I'm sure there are lots of other groups (religious and non) that are judgmental, Sarah. In fact, I know there are, many of which suppress women.

But for me personally and this issue, particularly in this country, which was founded on Christian principles and I believe is still strongly Christian, it's bible thumpers.

I get the hating how its used to judge - can't argue with that at all, just join you in it. I just wonder if you find any other groups/writings/beliefs judgmental...because I'm not sure that I read that balance from you.

Here, here. I had a similar conversation with my daughter just this weekend. I explained to her that women had to fight for the same rights afforded to men. She also thought it was ridiculous that women earn less for the same work, didn't always have the right to vote, used to be considered property...
It is my mission to be a thruth-teller for my children and I am proud to be a caller of bullshit.

I recently read that for humans to continue as a species, we only need one man for every 4 women.

I think that men secretly know that.

And that's the only reason I can think of for all the subjugation.

Exactly.

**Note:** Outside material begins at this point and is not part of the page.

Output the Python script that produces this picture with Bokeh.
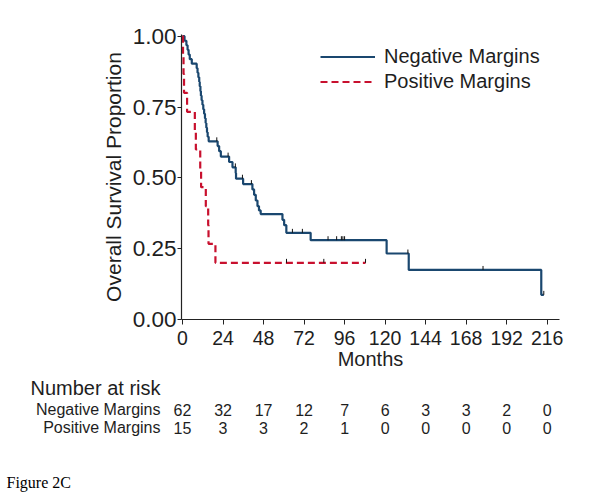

And it's so hidden and normalized that many don't even see it. Or they DEFEND it. Or say things like I h8 hypocrites say. My children will not grow up thinking its okay... even if everything my daughter owns is pink.

take a hike you feminist-from-hell whore...all women like you do is bitch about how you are so treated unfairly all the while engaging in the vilest misandry and throw all kinds of barbs to everyone who doesn't fit your mold...go back to your pathetic women's studies courses and suck it sister..

I don't hate the Bible, Sarah, but I do hate how it's used by some to judge, to spread hate, and the suppress women.

Angry, yes. Tired, yes. In agreement that women deserve every respect men currently receive, yes. I'm work in Clinical Research, with a science degree and a whole lot of expertise and don't get paid the same...

All that to say, yes, I agree with you. I just don't get how the Bible comes into it...cause it seems to always come up with your posts and yet, I happen to like the Bible and see the inequalities coming from all sides. Maybe an acknowledgement that the Bible isn't the only source for stupid thinking???

But now we can go get killed on the front lines with all the other soldiers! So that's progress right?

We can kill and get killed equally in war, but we can't get paid the same wage as men.

What. The. Fuck.

I know you're right, that without hope there's anger. And yet, here I am. Stuck in the anger phase. Because I can't fucking believe that we are still debating abortion. Didn't I already march on Washington? Isn't that settled?! OMG. So angry. So furious.

My mom told me that she once complained to my dad about us kids asking "Why?" all the time. He (who rarely lost his temper) got angry. "When they ask "Why?" they want to learn," he said.